So much more than paintings in bespoke carrying cases—though they certainly are that—the results of Alejandro Cardenas’ collaboration with Case Studyo, a Belgian artist-edition platform, engage the conceptual premise of the project with a thoughtful intentionality that almost completely transcends gimmick. Case Studyo has its own dedicated fanbase, many of whom visited the exhibition due to their interest in the Porta-MANTIS™ objects, rather than their contents.

The lustrous anodized metal carrier boxes are indeed gorgeous, with smooth skins of metallic amber, formed in three parts—two plates that snap, front and back, onto a structural perimeter with an integrated handle. Their construction is sleek and clean, both minimal and with occasional dramatic flourishes such as the toothsome crinoline texture on the boxes’ handle grips. When the cases aren’t in use for transport, one can hang them on the wall using the handles as brackets. Voilà—instant frame, easy installation. 

The paintings (not all of which come in cases, as there are some works larger than the uniform edition measurements) are almost the opposite of these sleek cases.
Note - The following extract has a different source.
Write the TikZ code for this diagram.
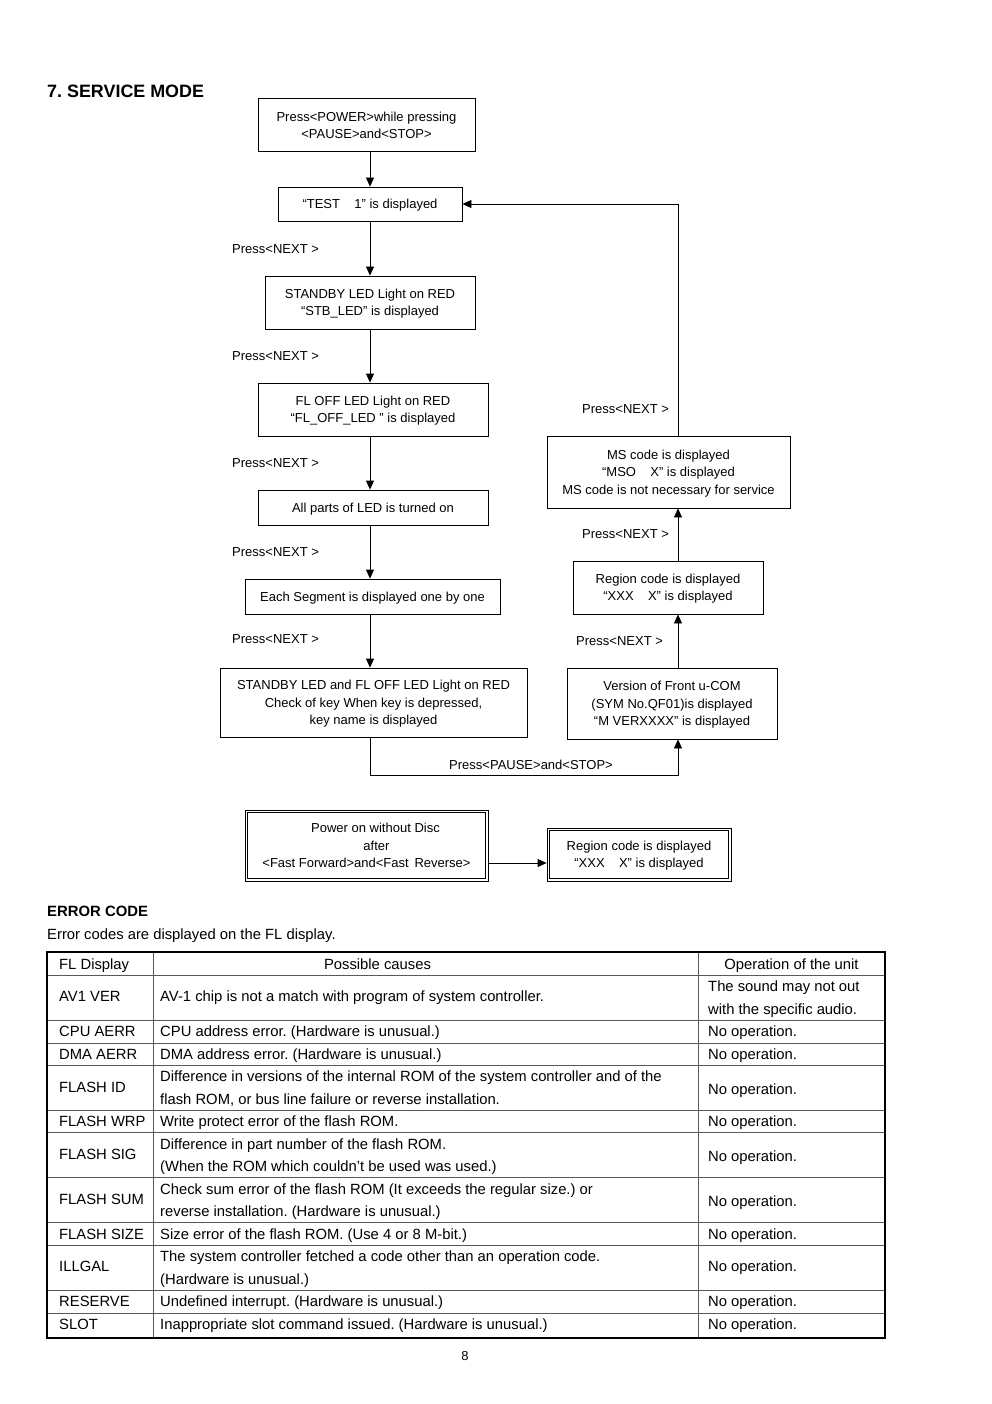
\documentclass[tikz,border=0pt]{standalone}
\usepackage{fontspec}
\setmainfont{Liberation Sans}
\usetikzlibrary{arrows.meta}
\frenchspacing
\begin{document}
\begin{tikzpicture}[x=1pt,y=-1pt,
  box/.style={draw,line width=0.8pt,inner sep=0pt,align=center,text depth=0pt,font=\fontsize{13}{17.5}\selectfont},
  arr/.style={line width=0.8pt,-{Triangle[length=9pt,width=8pt]}},
  lbl/.style={inner sep=0pt,anchor=west,font=\fontsize{13}{15}\selectfont,text height=9.3pt,text depth=0pt},
  tc/.style={inner sep=0pt,anchor=west,text height=10.6pt,text depth=0pt,font=\fontsize{14.8}{17}\selectfont},
  tcc/.style={tc,anchor=center},
  gridl/.style={line width=1pt,black!65}]
\useasboundingbox (0,0) rectangle (992,1404);
% title
\node[inner sep=0pt,anchor=west,font=\fontsize{17.9}{20}\selectfont\bfseries,text height=12.8pt,text depth=0pt] (title) at (47,91) {7. SERVICE MODE};
% main column
\node[box,minimum width=217pt,minimum height=53pt] (b1) at (366.5,124.5) {\raisebox{-1.5pt}{Press<POWER>while pressing}\\\raisebox{-1.5pt}{<PAUSE>and<STOP>}};
\node[box,minimum width=184pt,minimum height=34pt] (b2) at (370,204) {“TEST\hspace{1.1em}1” is displayed};
\node[box,minimum width=210pt,minimum height=53pt] (b3) at (370,302.5) {STANDBY LED Light on RED\\“STB\_LED” is displayed};
\node[box,minimum width=230pt,minimum height=53pt] (b4) at (373,409.5) {FL OFF LED Light on RED\\“FL\_OFF\_LED ” is displayed};
\node[box,minimum width=230pt,minimum height=35pt] (b5) at (373,507.5) {All parts of LED is turned on};
\node[box,minimum width=255pt,minimum height=35pt] (b6) at (372.5,596.5) {Each Segment is displayed one by one};
\node[box,minimum width=307pt,minimum height=69pt] (b7) at (373.5,702.5) {STANDBY LED and FL OFF LED Light on RED\\Check of key When key is depressed,\\key name is displayed};
% right column
\node[box,minimum width=210pt,minimum height=71pt] (b8) at (672,703.5) {Version of Front u-COM\\(SYM No.QF01)is displayed\\“M VERXXXX” is displayed};
\node[box,minimum width=190pt,minimum height=53pt] (b9) at (668,587.5) {Region code is displayed\\“XXX\hspace{1.1em}X” is displayed};
\node[box,minimum width=243pt,minimum height=72pt] (b10) at (668.5,472) {MS code is displayed\\“MSO\hspace{1.1em}X” is displayed\\MS code is not necessary for service};
\coordinate (rx) at (678,0);
% labels
\node[lbl] (l1) at (232,249) {Press<NEXT >};
\node[lbl] (l2) at (232,356) {Press<NEXT >};
\node[lbl] (l3) at (232,463) {Press<NEXT >};
\node[lbl] (l4) at (232,552) {Press<NEXT >};
\node[lbl] (l5) at (232,639) {Press<NEXT >};
\node[lbl] (l6) at (582,409) {Press<NEXT >};
\node[lbl] (l7) at (582,534) {Press<NEXT >};
\node[lbl] (l8) at (576,641) {Press<NEXT >};
\node[lbl,anchor=center] (l9) at (531,765) {Press<PAUSE>and<STOP>};
% connectors
\draw[arr] (b1.south -| b2.north) -- (b2.north);
\draw[arr] (b2.south) -- (b3.north);
\draw[arr] (b3.south) -- (b4.north -| b3.south);
\draw[arr] (b4.south -| b3.south) -- (b5.north -| b3.south);
\draw[arr] (b5.south -| b3.south) -- (b6.north -| b3.south);
\draw[arr] (b6.south -| b3.south) -- (b7.north -| b3.south);
\draw[arr] (b7.south -| b3.south) -- ++(0,38) -| (b8.south -| rx);
\draw[arr] (b8.north -| rx) -- (b9.south -| rx);
\draw[arr] (b9.north -| rx) -- (b10.south -| rx);
\draw[arr] (b10.north -| rx) |- (b2.east);
% double boxes
\node[box,minimum width=243pt,minimum height=71pt] (b11) at (366.5,845.5) {\hspace{18pt}Power on without Disc\\\hspace{20pt}after\\<Fast Forward>and<Fast\ \,Reverse>};
\draw[line width=0.8pt] ([xshift=3pt,yshift=-3pt]b11.north west) rectangle ([xshift=-3pt,yshift=3pt]b11.south east);
\node[box,minimum width=184pt,minimum height=53pt] (b12) at (639,854.5) {Region code is displayed\\“XXX\hspace{1.1em}X” is displayed};
\draw[line width=0.8pt] ([xshift=3pt,yshift=-3pt]b12.north west) rectangle ([xshift=-3pt,yshift=3pt]b12.south east);
\draw[arr] ([yshift=-17.5pt]b11.east) -- ([yshift=-17.5pt]b11.east -| b12.west);
% error code
\node[inner sep=0pt,anchor=west,font=\fontsize{14.9}{17}\selectfont\bfseries,text height=10.7pt,text depth=0pt] (ec) at (47,911) {ERROR CODE};
\node[tc] (ecd) at (47,934) {Error codes are displayed on the FL display.};
% table grid
\draw[gridl] (153,952) -- (153,1338);
\draw[gridl] (698,952) -- (698,1338);
\foreach \yy in {975,1020,1043,1065,1110,1132,1177,1222,1245,1290,1313}
  \draw[gridl] (47,\yy) -- (885,\yy);
\draw[line width=1.4pt] (47,952) rectangle (885,1338);
% table text
\node[tc] (h1) at (59,964) {FL Display};
\node[tcc] (h2) at (377.5,964) {Possible causes};
\node[tcc] (h3) at (791.5,964) {Operation of the unit};
\node[tc] (a1) at (59,996) {AV1 VER};
\node[tc] (a2) at (160,996) {AV-1 chip is not a match with program of system controller.};
\node[tc] (a3) at (708,986) {The sound may not out};
\node[tc] (a4) at (708,1009) {with the specific audio.};
\node[tc] (c1) at (59,1031) {CPU AERR};
\node[tc] (c2) at (160,1031) {CPU address error. (Hardware is unusual.)};
\node[tc] (c3) at (708,1031) {No operation.};
\node[tc] (d1) at (59,1054) {DMA AERR};
\node[tc] (d2) at (160,1054) {DMA address error. (Hardware is unusual.)};
\node[tc] (d3) at (708,1054) {No operation.};
\node[tc] (f1) at (59,1087) {FLASH ID};
\node[tc] (f2) at (160,1076) {Difference in versions of the internal ROM of the system controller and of the};
\node[tc] (f2b) at (160,1099) {flash ROM, or bus line failure or reverse installation.};
\node[tc] (f3) at (708,1089) {No operation.};
\node[tc] (w1) at (59,1121) {FLASH WRP};
\node[tc] (w2) at (160,1121) {Write protect error of the flash ROM.};
\node[tc] (w3) at (708,1121) {No operation.};
\node[tc] (s1) at (59,1154) {FLASH SIG};
\node[tc] (s2) at (160,1144) {Difference in part number of the flash ROM.};
\node[tc] (s2b) at (160,1166) {(When the ROM which couldn't be used was used.)};
\node[tc] (s3) at (708,1156) {No operation.};
\node[tc] (m1) at (59,1199) {FLASH SUM};
\node[tc] (m2) at (160,1189) {Check sum error of the flash ROM (It exceeds the regular size.) or};
\node[tc] (m2b) at (160,1211) {reverse installation. (Hardware is unusual.)};
\node[tc] (m3) at (708,1201) {No operation.};
\node[tc] (z1) at (59,1234) {FLASH SIZE};
\node[tc] (z2) at (160,1234) {Size error of the flash ROM. (Use 4 or 8 M-bit.)};
\node[tc] (z3) at (708,1234) {No operation.};
\node[tc] (i1) at (59,1266) {ILLGAL};
\node[tc] (i2) at (160,1256) {The system controller fetched a code other than an operation code.};
\node[tc] (i2b) at (160,1279) {(Hardware is unusual.)};
\node[tc] (i3) at (708,1266) {No operation.};
\node[tc] (r1) at (59,1301) {RESERVE};
\node[tc] (r2) at (160,1301) {Undefined interrupt. (Hardware is unusual.)};
\node[tc] (r3) at (708,1301) {No operation.};
\node[tc] (t1) at (59,1324) {SLOT};
\node[tc] (t2) at (160,1324) {Inappropriate slot command issued. (Hardware is unusual.)};
\node[tc] (t3) at (708,1324) {No operation.};
\node[tcc,font=\fontsize{13}{15}\selectfont,text height=9.3pt] (pg) at (465,1356) {8};
\end{tikzpicture}
\end{document}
Faceless, mechanical yet eerily anthropomorphic figures, alone or in pairs, inhabit postcard-ready settings for recreation, romance, daydreaming, and adventure: PM03 Newer Shore’s beach, PM04 The Burning’s epic sunset, Dusk’s urban picnic vista, the Wyeth-like night meadows of PM08 Moon Field, and so on (all works 2023). Several paintings—such as the striking and pensively regal portrait of a pattern-skinned figure at a window, The Anodized Hall 2—include architectural details that echo the corrugated texture of the case’s handle and its austere steel hue, forming a bridge between the frame and the canvas that is both pictorial and conceptual. Other than that, the paintings are about as different in sensibility from the cases as they can be.

Alejandro Cardenas, The Anodized Hall 2, 2023. Courtesy of Anat Ebgi.
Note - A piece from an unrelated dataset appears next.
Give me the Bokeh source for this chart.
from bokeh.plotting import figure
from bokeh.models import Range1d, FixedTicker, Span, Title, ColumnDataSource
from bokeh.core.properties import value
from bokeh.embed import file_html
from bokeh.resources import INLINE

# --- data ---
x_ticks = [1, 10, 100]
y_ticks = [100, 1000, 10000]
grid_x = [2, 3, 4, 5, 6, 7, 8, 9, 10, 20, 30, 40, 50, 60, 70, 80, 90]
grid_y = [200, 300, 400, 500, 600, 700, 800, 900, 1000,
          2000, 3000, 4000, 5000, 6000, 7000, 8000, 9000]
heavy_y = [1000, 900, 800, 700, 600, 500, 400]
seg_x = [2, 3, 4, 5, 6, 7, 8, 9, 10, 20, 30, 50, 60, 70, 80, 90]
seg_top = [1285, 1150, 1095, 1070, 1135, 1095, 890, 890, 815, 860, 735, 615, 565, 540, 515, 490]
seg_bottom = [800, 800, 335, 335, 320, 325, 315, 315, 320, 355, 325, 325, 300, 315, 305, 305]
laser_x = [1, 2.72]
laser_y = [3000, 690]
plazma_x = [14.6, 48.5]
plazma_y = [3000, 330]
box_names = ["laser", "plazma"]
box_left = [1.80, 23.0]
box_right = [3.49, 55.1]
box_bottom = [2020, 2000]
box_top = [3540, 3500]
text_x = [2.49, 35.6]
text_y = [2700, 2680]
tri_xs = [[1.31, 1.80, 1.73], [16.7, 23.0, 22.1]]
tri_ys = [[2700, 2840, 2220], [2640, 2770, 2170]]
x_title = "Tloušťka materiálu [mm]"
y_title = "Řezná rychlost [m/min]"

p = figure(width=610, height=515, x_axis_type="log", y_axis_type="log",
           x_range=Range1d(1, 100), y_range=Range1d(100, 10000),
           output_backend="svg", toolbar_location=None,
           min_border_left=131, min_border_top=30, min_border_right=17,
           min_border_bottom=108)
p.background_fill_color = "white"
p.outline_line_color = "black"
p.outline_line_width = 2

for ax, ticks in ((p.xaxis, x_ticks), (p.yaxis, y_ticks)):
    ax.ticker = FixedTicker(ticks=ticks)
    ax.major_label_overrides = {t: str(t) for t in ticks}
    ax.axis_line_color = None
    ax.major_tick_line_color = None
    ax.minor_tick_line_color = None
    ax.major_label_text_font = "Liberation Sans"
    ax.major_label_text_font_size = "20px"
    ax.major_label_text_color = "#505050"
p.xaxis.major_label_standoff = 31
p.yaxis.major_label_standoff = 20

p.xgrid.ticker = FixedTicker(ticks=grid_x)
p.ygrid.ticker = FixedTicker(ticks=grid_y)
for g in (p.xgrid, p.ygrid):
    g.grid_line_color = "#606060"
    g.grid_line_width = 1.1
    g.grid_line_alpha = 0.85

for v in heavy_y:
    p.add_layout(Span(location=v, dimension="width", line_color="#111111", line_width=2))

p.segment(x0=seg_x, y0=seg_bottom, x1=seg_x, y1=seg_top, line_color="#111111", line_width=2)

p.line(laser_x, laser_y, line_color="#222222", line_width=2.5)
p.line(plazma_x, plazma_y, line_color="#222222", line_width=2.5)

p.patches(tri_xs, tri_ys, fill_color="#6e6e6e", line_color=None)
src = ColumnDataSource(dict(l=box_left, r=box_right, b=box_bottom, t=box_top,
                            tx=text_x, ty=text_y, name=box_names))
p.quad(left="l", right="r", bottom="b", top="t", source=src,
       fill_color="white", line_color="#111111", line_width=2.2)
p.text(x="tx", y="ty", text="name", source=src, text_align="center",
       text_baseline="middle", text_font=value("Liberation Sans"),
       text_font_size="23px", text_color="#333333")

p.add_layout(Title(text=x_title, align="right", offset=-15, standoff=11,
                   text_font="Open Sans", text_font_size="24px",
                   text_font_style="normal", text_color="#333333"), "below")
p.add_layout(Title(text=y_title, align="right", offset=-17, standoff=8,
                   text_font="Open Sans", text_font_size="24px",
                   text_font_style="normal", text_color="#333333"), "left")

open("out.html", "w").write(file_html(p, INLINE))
More than hard and soft, more than natural and technological, more than nostalgic and optimistic, the hybrid soul of these works is post-human; the figures in the scenes are not, strictly speaking, human beings. Like the cases/paintings themselves, they are both and not entirely either. They are a future or parallel species along the cyborg/robotic/possibly alien continuum. The figures are rendered via a softly textured, thick and creamy near-naturalism, and the pastoral views and casual surrealism of these compositions recall those of Giorgio de Chirico, the machine-obsessed Futurists, and other early 20th-century art-historical experiments with symbolism, modernity and the psyche. 
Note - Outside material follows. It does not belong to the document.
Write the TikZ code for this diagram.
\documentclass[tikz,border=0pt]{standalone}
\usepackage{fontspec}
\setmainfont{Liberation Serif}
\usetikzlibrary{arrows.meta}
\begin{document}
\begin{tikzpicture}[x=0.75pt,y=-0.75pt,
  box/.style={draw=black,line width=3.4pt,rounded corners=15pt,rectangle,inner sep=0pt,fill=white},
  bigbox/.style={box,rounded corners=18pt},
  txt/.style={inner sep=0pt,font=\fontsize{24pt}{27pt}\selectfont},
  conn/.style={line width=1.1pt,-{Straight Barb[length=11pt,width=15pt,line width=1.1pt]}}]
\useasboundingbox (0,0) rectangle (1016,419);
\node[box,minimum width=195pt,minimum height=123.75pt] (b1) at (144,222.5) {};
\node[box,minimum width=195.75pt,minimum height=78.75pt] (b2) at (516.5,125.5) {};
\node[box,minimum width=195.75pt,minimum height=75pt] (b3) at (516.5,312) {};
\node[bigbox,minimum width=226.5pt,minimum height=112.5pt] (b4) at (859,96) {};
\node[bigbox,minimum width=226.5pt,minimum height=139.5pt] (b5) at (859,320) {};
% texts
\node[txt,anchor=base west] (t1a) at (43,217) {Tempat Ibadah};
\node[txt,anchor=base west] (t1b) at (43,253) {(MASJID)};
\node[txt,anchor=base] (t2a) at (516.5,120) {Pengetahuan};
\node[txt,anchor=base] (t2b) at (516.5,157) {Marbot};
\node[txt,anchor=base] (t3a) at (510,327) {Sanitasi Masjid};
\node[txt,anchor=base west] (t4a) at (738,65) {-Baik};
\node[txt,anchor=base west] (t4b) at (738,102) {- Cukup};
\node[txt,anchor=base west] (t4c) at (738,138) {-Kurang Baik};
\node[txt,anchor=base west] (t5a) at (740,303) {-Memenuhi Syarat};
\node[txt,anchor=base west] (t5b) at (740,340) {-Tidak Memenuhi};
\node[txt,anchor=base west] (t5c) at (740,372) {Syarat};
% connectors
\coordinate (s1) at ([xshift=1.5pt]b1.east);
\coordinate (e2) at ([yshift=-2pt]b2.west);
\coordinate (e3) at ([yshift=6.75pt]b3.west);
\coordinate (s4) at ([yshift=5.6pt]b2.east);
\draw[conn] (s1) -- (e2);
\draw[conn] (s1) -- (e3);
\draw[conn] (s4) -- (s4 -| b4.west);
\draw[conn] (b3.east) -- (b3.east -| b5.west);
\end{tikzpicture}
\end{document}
These cases would almost certainly be less appealing if they framed more predictable or Pop-inflected images; they would not benefit from a pairing that was too on the nose. Neither is it clear that the guileless, poetically depicted scenes of sleek and sexy blade-handed figures on vacation, overcome with emotion, or lost in thought, would still shine as brightly without the counterpoint of the framing devices. The most compelling element of the series is the juxtapositional flicker between the disparate aesthetics as they each inform the other—taking not only the eye on a trip, but the mind as well.